The Finance Ministry on Tuesday released a revised Direct Taxes Code (DTC) for comments. The new tax code is meant to create an efficient direct tax system by replacing the archaic Income Tax Act. The Direct Taxes Code Bill, 2010, was introduced in the Lok Sabha in 2010 and was later referred to the Standing Committee on Finance.

  1. The Standing Committee on Finance headed by senior BJP leader Yashwant Sinha had proposed no tax on income of up to Rs. 3 lakh per annum; 10 per cent for Rs. 3 lakh to Rs. 10 lakh; 20 per cent, for Rs. 10 lakh to Rs. 20 lakh and 30 per cent on annual income beyond Rs. 20 lakh. But these recommendations did not make into the draft Direct Tax Code. "The recommendation is not acceptable as it will result in huge revenue loss. The total revenue loss on account of recommended changes in income tax slabs and removal of cess works out to Rs. 60,000 crore approximately," says the proposed Direct Taxes Code - 2013. As per the current structure, there is no tax on income of up toRs. 2 lakh per annum; 10 per cent on Rs. 2 lakh to Rs. 5 lakh; 20 per cent on Rs. 5 lakh to Rs. 10 lakh and 30 per cent on income beyond Rs. 10 lakh.

  2. The draft tax code proposes a new tax rate of 35 per cent for individuals having income exceeding Rs 10 crore

  3. The draft Direct Taxes Code - 2013 proposes to reduce the age for tax exemption for senior citizens to 60 years from 65 years.

  4. The new draft tax code widens the base for levy of wealth tax. The revised code captures all assets for wealth tax, whether physical or financial, thereby removing the distinction between physical and financial assets. Wealth tax is proposed to be levied on individuals, Hindu Undivided Family (HUF) and private discretionary trusts at the rate of 0.25 per cent. The threshold for levy of wealth tax in the case of individual and HUF shall be Rs. 50 crore. According to the current tax norms, every individual and Hindu Undivided Family (HUF) who has wealth exceeding Rs. 30 lakh is required to pay wealth tax and the wealth tax rate is 1 per cent.

  5. With a view to provide parity in treatment of insurance products and mutual fund products,the new Direct Tax Code proposes to levy income distribution tax on equity linked insurance products on the lines of equity oriented mutual funds.

  6. The new tax code proposes additional tax @10 per cent on recipient of dividend (liable to dividend distribution tax) exceeding Rs. 1 crore.
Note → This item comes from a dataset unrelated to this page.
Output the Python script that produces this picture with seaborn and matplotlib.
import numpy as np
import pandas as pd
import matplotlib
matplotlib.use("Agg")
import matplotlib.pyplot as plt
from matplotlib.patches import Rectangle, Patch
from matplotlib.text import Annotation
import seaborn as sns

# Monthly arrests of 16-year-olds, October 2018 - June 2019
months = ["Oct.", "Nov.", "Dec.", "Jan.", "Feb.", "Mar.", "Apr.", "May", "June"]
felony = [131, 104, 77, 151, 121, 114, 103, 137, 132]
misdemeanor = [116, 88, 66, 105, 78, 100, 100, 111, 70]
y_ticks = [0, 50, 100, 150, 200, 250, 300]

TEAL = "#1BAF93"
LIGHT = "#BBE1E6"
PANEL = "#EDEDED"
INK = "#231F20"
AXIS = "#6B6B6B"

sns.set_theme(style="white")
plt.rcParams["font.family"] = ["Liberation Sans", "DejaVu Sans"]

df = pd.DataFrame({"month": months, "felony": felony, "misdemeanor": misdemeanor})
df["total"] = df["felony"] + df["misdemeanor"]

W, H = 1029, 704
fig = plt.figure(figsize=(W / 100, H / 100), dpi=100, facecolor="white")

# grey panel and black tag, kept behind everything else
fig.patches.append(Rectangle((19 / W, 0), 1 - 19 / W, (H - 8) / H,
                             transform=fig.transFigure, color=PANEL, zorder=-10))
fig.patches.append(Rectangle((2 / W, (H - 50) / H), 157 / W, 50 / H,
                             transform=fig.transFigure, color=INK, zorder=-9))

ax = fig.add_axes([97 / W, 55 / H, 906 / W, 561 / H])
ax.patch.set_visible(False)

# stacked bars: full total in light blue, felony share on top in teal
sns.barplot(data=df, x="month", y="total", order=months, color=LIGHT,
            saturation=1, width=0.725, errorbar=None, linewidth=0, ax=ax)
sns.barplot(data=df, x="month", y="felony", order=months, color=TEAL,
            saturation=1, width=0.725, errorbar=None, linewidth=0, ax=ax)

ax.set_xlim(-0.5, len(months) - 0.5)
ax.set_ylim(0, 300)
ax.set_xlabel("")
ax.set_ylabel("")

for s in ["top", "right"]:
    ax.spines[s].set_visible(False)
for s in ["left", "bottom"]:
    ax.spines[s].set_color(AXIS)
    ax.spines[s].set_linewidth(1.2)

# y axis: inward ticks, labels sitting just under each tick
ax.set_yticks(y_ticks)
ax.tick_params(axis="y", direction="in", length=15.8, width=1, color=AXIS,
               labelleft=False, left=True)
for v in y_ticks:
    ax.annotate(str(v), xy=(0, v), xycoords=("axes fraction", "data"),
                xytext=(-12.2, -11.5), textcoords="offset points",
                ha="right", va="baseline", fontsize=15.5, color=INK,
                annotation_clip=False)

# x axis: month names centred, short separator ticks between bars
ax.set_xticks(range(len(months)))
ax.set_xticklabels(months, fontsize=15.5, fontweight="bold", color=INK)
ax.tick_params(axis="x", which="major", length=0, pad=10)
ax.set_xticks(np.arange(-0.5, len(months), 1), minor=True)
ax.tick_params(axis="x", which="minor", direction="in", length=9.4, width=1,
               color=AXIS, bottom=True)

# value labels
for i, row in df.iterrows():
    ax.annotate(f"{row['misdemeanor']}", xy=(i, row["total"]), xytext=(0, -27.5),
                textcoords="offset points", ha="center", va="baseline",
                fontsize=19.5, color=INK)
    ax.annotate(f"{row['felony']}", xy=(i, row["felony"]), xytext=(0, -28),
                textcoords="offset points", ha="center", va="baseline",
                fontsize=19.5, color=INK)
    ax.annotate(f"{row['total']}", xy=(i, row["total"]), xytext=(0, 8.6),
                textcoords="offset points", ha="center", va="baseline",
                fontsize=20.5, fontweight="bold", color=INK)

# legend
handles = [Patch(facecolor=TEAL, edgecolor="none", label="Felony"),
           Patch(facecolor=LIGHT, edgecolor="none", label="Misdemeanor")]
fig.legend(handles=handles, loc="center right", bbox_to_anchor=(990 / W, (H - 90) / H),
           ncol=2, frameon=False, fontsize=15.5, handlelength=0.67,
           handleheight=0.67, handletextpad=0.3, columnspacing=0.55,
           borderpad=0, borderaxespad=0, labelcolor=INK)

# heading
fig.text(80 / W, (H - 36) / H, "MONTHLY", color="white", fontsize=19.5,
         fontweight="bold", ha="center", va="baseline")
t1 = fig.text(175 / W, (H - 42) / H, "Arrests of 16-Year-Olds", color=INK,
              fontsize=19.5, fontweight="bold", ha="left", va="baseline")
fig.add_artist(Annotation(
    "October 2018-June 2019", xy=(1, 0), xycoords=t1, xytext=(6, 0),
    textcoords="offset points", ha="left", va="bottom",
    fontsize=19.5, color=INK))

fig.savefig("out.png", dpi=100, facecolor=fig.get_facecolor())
Under the Income-tax Act, the dividend distribution tax is to be levied at the rate of 15 per cent.

  7. The revised DTC says the provisions of 'Income from house property' shall not apply to the house property, or any part of the house property, which is used for business or commercial purposes.
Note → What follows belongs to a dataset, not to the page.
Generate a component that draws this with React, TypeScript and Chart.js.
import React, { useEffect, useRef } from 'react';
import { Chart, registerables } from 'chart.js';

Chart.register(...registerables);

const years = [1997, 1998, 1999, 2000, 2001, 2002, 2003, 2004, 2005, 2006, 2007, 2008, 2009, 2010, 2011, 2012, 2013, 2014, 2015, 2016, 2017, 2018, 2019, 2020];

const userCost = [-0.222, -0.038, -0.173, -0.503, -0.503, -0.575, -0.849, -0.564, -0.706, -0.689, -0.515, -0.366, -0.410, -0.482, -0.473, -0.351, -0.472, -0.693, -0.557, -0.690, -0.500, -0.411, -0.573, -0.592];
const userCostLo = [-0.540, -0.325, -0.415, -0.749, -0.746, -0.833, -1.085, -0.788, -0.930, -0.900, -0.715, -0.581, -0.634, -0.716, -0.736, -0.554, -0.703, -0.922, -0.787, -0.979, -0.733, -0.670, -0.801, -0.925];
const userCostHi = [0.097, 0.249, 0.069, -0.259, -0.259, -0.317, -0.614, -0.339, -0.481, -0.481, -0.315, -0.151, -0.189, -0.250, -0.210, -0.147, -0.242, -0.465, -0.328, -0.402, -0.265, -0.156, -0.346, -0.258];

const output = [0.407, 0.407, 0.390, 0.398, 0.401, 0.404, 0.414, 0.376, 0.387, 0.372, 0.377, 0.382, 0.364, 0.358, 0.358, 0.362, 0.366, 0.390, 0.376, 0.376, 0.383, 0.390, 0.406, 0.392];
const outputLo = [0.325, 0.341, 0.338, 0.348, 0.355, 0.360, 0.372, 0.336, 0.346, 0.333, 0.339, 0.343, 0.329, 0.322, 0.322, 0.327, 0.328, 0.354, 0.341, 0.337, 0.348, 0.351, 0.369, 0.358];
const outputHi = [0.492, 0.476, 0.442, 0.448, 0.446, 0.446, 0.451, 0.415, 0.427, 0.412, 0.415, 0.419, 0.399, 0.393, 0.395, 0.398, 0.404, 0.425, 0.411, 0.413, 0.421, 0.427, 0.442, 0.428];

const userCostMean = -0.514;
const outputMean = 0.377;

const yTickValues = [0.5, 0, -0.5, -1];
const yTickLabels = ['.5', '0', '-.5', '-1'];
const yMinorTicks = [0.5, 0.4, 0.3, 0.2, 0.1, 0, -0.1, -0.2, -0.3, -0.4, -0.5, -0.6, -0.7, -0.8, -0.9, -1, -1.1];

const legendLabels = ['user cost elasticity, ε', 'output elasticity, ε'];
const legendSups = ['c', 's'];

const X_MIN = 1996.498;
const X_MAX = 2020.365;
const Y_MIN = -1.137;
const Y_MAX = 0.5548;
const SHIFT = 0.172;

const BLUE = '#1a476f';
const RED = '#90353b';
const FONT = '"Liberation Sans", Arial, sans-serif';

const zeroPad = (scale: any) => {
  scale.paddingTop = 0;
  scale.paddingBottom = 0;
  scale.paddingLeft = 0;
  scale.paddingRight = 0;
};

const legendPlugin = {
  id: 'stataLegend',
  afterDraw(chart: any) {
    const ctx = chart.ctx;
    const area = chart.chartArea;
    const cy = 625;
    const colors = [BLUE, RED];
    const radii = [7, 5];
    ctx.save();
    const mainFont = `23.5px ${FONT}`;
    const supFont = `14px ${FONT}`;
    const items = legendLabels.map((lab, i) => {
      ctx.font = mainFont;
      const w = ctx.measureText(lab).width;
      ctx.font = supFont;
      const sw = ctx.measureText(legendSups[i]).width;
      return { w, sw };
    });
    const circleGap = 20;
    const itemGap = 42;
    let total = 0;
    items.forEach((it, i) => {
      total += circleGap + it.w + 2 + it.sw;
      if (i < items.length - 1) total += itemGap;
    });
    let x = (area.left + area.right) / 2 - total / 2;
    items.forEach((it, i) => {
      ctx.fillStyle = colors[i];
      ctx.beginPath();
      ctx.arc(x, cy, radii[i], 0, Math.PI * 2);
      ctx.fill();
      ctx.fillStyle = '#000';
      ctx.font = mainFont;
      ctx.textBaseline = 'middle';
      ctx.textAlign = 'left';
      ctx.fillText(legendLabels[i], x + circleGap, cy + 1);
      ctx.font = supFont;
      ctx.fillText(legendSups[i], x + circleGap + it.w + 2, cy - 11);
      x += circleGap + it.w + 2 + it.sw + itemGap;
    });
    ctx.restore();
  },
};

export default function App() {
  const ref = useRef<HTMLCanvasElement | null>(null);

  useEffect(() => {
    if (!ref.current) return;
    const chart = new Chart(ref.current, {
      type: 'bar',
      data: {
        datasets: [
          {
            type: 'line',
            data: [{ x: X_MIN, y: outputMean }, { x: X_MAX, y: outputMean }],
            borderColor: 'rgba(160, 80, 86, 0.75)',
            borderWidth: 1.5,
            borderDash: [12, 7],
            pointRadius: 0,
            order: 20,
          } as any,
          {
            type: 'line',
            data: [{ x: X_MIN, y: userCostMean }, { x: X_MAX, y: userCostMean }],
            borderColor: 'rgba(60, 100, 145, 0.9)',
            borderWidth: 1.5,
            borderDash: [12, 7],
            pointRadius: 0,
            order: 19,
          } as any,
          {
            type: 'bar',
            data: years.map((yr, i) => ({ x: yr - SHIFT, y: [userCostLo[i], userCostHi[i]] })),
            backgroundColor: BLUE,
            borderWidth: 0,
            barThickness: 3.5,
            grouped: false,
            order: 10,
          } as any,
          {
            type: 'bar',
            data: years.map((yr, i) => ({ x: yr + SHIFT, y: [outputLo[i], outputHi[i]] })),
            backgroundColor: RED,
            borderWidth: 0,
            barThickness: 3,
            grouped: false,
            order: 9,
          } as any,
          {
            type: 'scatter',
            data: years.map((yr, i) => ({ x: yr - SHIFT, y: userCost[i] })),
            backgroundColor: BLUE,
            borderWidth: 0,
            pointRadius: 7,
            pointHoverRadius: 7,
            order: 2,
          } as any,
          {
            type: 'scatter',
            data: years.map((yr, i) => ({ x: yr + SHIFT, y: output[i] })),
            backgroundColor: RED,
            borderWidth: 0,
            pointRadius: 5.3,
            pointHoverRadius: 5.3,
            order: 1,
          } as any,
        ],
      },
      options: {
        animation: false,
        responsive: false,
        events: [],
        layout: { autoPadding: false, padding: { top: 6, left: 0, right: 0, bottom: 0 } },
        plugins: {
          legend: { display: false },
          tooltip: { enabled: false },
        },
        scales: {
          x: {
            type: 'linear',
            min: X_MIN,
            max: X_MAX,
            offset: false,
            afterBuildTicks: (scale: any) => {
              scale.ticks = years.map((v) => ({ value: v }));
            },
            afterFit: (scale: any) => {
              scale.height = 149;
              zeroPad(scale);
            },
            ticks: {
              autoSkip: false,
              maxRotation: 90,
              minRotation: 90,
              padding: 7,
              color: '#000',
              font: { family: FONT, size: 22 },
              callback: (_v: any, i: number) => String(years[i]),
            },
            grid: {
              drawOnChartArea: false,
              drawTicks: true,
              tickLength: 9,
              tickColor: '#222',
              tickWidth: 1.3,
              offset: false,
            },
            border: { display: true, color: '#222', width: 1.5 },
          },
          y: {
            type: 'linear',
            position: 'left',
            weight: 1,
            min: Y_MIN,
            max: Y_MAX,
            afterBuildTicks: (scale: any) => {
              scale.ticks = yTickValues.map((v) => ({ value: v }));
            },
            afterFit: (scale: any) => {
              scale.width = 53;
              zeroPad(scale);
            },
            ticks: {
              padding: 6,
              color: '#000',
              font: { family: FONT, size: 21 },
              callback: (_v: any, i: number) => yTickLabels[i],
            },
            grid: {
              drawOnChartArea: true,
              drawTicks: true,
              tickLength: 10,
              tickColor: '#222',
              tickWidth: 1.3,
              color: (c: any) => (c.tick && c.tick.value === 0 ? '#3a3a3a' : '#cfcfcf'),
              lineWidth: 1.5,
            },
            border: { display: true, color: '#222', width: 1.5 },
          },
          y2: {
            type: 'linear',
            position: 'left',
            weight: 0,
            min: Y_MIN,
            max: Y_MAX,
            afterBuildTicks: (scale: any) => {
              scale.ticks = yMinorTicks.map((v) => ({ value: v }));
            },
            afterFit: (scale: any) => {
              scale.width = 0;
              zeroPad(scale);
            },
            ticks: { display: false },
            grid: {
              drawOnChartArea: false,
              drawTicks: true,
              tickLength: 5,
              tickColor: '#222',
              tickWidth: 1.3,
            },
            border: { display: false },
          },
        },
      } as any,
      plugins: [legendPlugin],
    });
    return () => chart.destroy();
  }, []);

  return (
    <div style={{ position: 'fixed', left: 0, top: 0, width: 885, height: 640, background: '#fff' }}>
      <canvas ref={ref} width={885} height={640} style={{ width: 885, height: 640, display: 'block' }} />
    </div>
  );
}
  8. The new tax code says the amount of rent received in arrears or the amount of rent which is not realised from a tenant and is realised subsequently shall be deemed to be the income from house property of the financial year in which such rent is received or realised.
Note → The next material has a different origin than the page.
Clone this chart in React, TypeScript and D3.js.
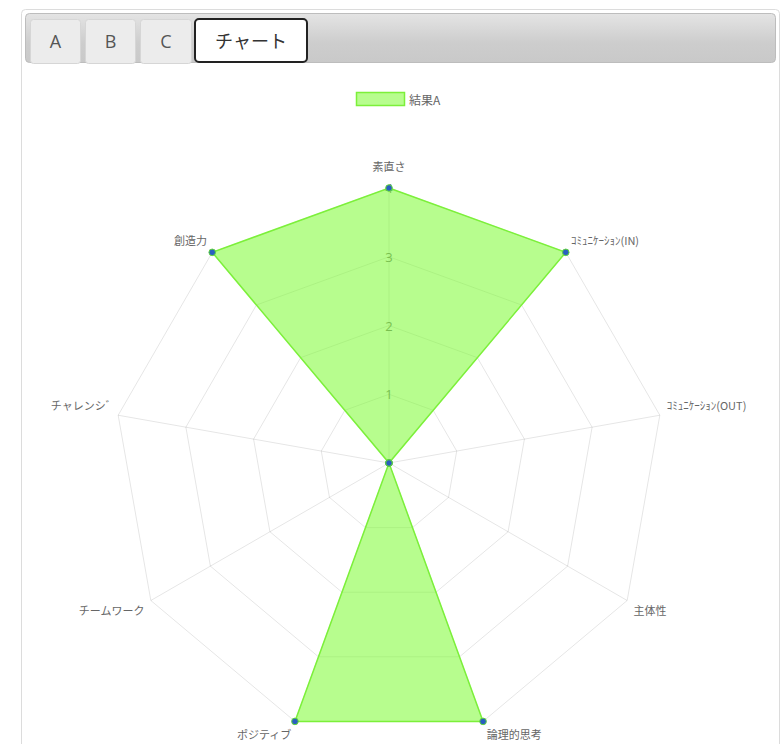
import React, { useEffect, useRef } from "react";
import * as d3 from "d3";

const labels = [
  "素直さ",
  "ｺﾐｭﾆｹｰｼｮﾝ(IN)",
  "ｺﾐｭﾆｹｰｼｮﾝ(OUT)",
  "主体性",
  "論理的思考",
  "ポジティブ",
  "チームワーク",
  "チャレンシﾞ",
  "創造力",
];
const valuesA = [4, 4, 0, 0, 4, 4, 0, 0, 4];
const ticks = [1, 2, 3, 4];
const tabs = ["A", "B", "C", "チャート"];
const seriesName = "結果A";

const W = 782;
const H = 744;

export default function App() {
  const ref = useRef<SVGSVGElement>(null);

  useEffect(() => {
    const svg = d3.select(ref.current);
    svg.selectAll("*").remove();

    const defs = svg.append("defs");
    const grad = defs
      .append("linearGradient")
      .attr("id", "bar")
      .attr("x1", 0)
      .attr("y1", 0)
      .attr("x2", 0)
      .attr("y2", 1);
    grad.append("stop").attr("offset", "0%").attr("stop-color", "#e4e4e4");
    grad.append("stop").attr("offset", "60%").attr("stop-color", "#cdcdcd");
    grad.append("stop").attr("offset", "100%").attr("stop-color", "#c9c9c9");

    // outer panel
    svg
      .append("rect")
      .attr("x", 21.5)
      .attr("y", 9.5)
      .attr("width", 758)
      .attr("height", 760)
      .attr("rx", 4)
      .attr("fill", "#fff")
      .attr("stroke", "#dcdcdc");

    // tab bar
    svg
      .append("rect")
      .attr("x", 25.5)
      .attr("y", 13.5)
      .attr("width", 750)
      .attr("height", 49)
      .attr("rx", 4)
      .attr("fill", "url(#bar)")
      .attr("stroke", "#bdbdbd");

    const tabX = [30, 85, 140, 195];
    const tabW = [50, 50, 51, 112];
    tabs.forEach((t, i) => {
      const active = i === tabs.length - 1;
      const g = svg.append("g");
      if (active) {
        g.append("rect")
          .attr("x", tabX[i])
          .attr("y", 19)
          .attr("width", tabW[i])
          .attr("height", 43)
          .attr("rx", 4)
          .attr("fill", "#fff")
          .attr("stroke", "#222")
          .attr("stroke-width", 2);
      } else {
        g.append("rect")
          .attr("x", tabX[i] + 0.5)
          .attr("y", 19.5)
          .attr("width", tabW[i])
          .attr("height", 44)
          .attr("rx", 3)
          .attr("fill", "#ececec")
          .attr("stroke", "#d6d6d6");
      }
      g.append("text")
        .attr("x", tabX[i] + tabW[i] / 2 + (active ? 0 : 0.5))
        .attr("y", 41)
        .attr("text-anchor", "middle")
        .attr("dominant-baseline", "central")
        .style("font-family", "'Open Sans', 'Noto Sans CJK JP', sans-serif")
        .style("font-size", "18px")
        .attr("fill", active ? "#333" : "#555")
        .text(t);
    });

    // radar chart
    const cx = 389;
    const cy = 463;
    const n = labels.length;
    const r = d3.scaleLinear().domain([0, 4]).range([0, 275]);
    const angle = (i: number) => (i * 2 * Math.PI) / n;
    const px = (i: number, v: number) => cx + Math.sin(angle(i)) * r(v);
    const py = (i: number, v: number) => cy - Math.cos(angle(i)) * r(v);

    const grid = svg.append("g");
    labels.forEach((_, i) => {
      grid
        .append("line")
        .attr("x1", cx)
        .attr("y1", cy)
        .attr("x2", px(i, 4))
        .attr("y2", py(i, 4))
        .attr("stroke", "rgba(0,0,0,0.1)");
    });
    ticks.forEach((t) => {
      grid
        .append("path")
        .attr(
          "d",
          d3
            .lineRadial<number>()
            .angle((_, i) => angle(i))
            .radius(() => r(t))
            .curve(d3.curveLinearClosed)(labels.map(() => t))
        )
        .attr("transform", `translate(${cx},${cy})`)
        .attr("fill", "none")
        .attr("stroke", "rgba(0,0,0,0.1)");
    });

    ticks.forEach((t) => {
      svg
        .append("text")
        .attr("x", cx)
        .attr("y", cy - r(t))
        .attr("text-anchor", "middle")
        .attr("dominant-baseline", "central")
        .style("font-family", "'Open Sans', sans-serif")
        .style("font-size", "13px")
        .attr("fill", "#777")
        .text(t);
    });

    const radar = d3
      .lineRadial<number>()
      .angle((_, i) => angle(i))
      .radius((d) => r(d))
      .curve(d3.curveLinearClosed);

    svg
      .append("path")
      .attr("d", radar(valuesA))
      .attr("transform", `translate(${cx},${cy})`)
      .attr("fill", "rgba(124,252,50,0.55)")
      .attr("stroke", "#7cf03a")
      .attr("stroke-width", 1.5)
      .attr("stroke-linejoin", "miter");

    valuesA.forEach((v, i) => {
      svg
        .append("circle")
        .attr("cx", px(i, v))
        .attr("cy", py(i, v))
        .attr("r", 3.3)
        .attr("fill", "#2a5fc0")
        .attr("stroke", "#62d83a")
        .attr("stroke-width", 1);
    });

    // point labels
    labels.forEach((l, i) => {
      const deg = (i * 360) / n;
      const x = px(i, 4.0 + 5 / 68.75);
      const y = py(i, 4.0 + 5 / 68.75);
      const anchor = deg === 0 || deg === 180 ? "middle" : deg < 180 ? "start" : "end";
      const upper = deg < 90 || deg > 270;
      const dy = deg === 0 ? -12 : upper ? -4 : 2;
      svg
        .append("text")
        .attr("x", x + (anchor === "start" ? 2 : anchor === "end" ? -2 : 0))
        .attr("y", y + dy)
        .attr("text-anchor", anchor)
        .attr("dominant-baseline", upper ? "auto" : "hanging")
        .style("font-family", "'Noto Sans CJK JP', sans-serif")
        .style("font-size", "11px")
        .attr("fill", "#666")
        .text(l);
    });

    // legend
    svg
      .append("rect")
      .attr("x", 356.5)
      .attr("y", 92.5)
      .attr("width", 48)
      .attr("height", 13)
      .attr("fill", "rgba(124,252,50,0.55)")
      .attr("stroke", "#7cf03a")
      .attr("stroke-width", 1.5);
    svg
      .append("text")
      .attr("x", 409)
      .attr("y", 99)
      .attr("dominant-baseline", "central")
      .style("font-family", "'Noto Sans CJK JP', sans-serif")
      .style("font-size", "12px")
      .attr("fill", "#666")
      .text(seriesName);
  }, []);

  return (
    <svg
      ref={ref}
      width={W}
      height={H}
      style={{ position: "absolute", left: 0, top: 0, display: "block" }}
    />
  );
}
  9. For the purposes of deduction in respect of interest on loan taken for self-occupied house property, the loan given by the employer should also qualify for this concession.

  10. With a view to provide smooth transition from IT Act to Direct Taxes Code, the new tax code says provisions will be made for treatment of losses remaining to be carried forward and set off as per the provisions of the existing Income-tax Act on the date on which DTC comes into effect.